Your task is to retype, word for word, the lines from the start of the data through the line holding "plt.rcParams['font.family'] = ['Lato', 'DejaVu". Do not include the pictures.

:::

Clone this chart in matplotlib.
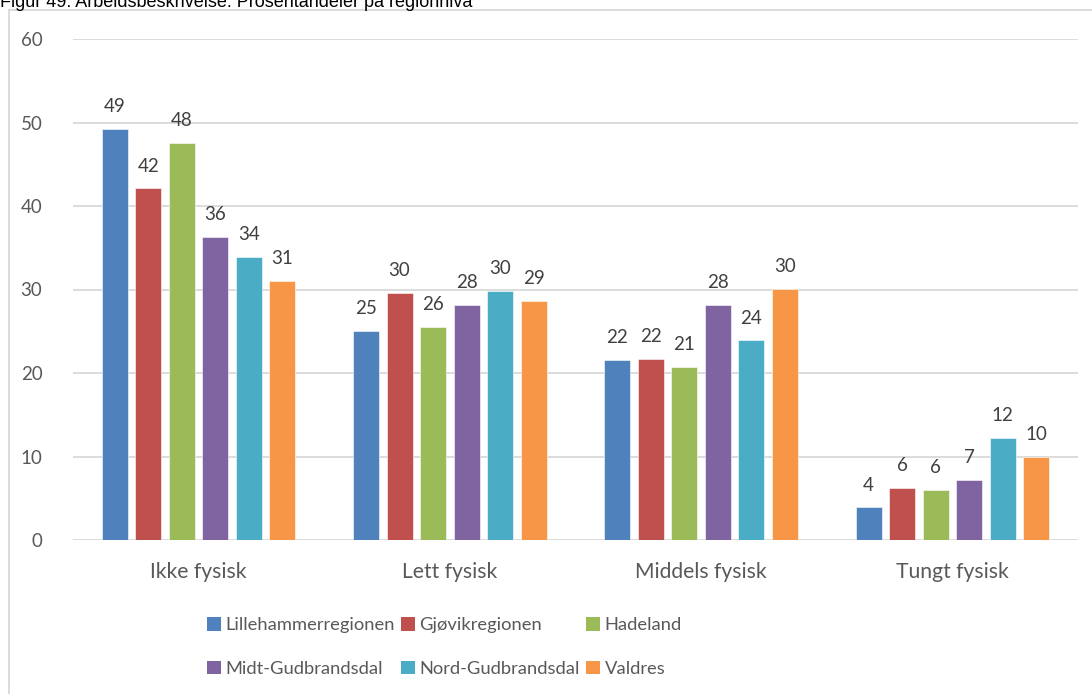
import matplotlib
matplotlib.use("Agg")
from matplotlib import pyplot as plt
from matplotlib.patches import Rectangle, Patch
import numpy as np

plt.rcParams['font.family'] = ['Lato', 'DejaVu Sans']

title = "Figur 49: Arbeidsbeskrivelse: Prosentandeler på regionnivå"
categories = ["Ikke fysisk", "Lett fysisk", "Middels fysisk", "Tungt fysisk"]
regions = ["Lillehammerregionen", "Gjøvikregionen", "Hadeland",
           "Midt-Gudbrandsdal", "Nord-Gudbrandsdal", "Valdres"]

# percent per region, one entry per category
lillehammer = [49.2, 25.0, 21.6, 3.9]
gjovik = [42.1, 29.6, 21.7, 6.2]
hadeland = [47.6, 25.5, 20.7, 6.0]
midt_gudbrandsdal = [36.3, 28.2, 28.2, 7.2]
nord_gudbrandsdal = [33.9, 29.8, 23.9, 12.2]
valdres = [31.0, 28.6, 30.1, 9.9]

series = [lillehammer, gjovik, hadeland, midt_gudbrandsdal, nord_gudbrandsdal, valdres]
colors = ["#4F81BD", "#C0504D", "#9BBB59", "#8064A2", "#4BACC6", "#F79646"]

W, H = 1092, 694
fig = plt.figure(figsize=(W / 100, H / 100), dpi=100)

# chart frame, runs off the right and bottom edges
fig.patches.append(Rectangle((8.5 / W, -0.1), 1.2, 1.1 - 10.5 / H,
                             transform=fig.transFigure, fill=False,
                             edgecolor="#D9D9D9", linewidth=1.3))

fig.text(0, 1 - 7 / H, title, family="Liberation Sans", fontsize=13,
         color="black", va="baseline", ha="left")

ax = fig.add_axes([73 / W, 1 - 540 / H, (1078 - 73) / W, (540 - 39) / H])

x = np.arange(len(categories))
width = 0.1036
step = 0.1335
for i, (vals, col) in enumerate(zip(series, colors)):
    pos = x + (i - 2.5) * step
    bars = ax.bar(pos, vals, width, color=col, edgecolor="white", linewidth=0.4,
                  label=regions[i], zorder=3)
    for b, v in zip(bars, vals):
        ax.annotate("%d" % round(v), (b.get_x() + b.get_width() / 2, v),
                    xytext=(0, 10), textcoords="offset points",
                    ha="center", va="bottom", fontsize=13.5, color="#404040")

ax.set_xlim(-0.5, 3.5)
ax.set_ylim(0, 60)
ax.set_yticks(range(0, 61, 10))
ax.set_xticks(x)
ax.set_xticklabels(categories, fontsize=15.2)
ax.tick_params(axis="both", length=0, colors="#595959")
ax.tick_params(axis="y", pad=22, labelsize=13.5)
ax.tick_params(axis="x", pad=16)
ax.yaxis.grid(True, color="#D9D9D9", linewidth=1.3, zorder=0)
for s in ax.spines.values():
    s.set_visible(False)

# legend fills column by column, so reorder to read row by row
order = [0, 3, 1, 4, 2, 5]
handles = [Patch(facecolor=colors[k], edgecolor="none") for k in order]
labels = [regions[k] for k in order]
leg = fig.legend(handles, labels, ncol=3, loc="center left",
                 bbox_to_anchor=(207 / W, 1 - 647 / H), frameon=False,
                 fontsize=13.2, handlelength=0.75, handleheight=0.75,
                 handletextpad=0.25, columnspacing=0.35, labelspacing=1.5,
                 borderpad=0, borderaxespad=0)
for t in leg.get_texts():
    t.set_color("#595959")

fig.savefig("out.png", dpi=100)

:::

EXPECTED ANSWER:
Clone this chart in matplotlib.
import matplotlib
matplotlib.use("Agg")
from matplotlib import pyplot as plt
from matplotlib.patches import Rectangle, Patch
import numpy as np

plt.rcParams['font.family'] = ['Lato', 'DejaVu Sans']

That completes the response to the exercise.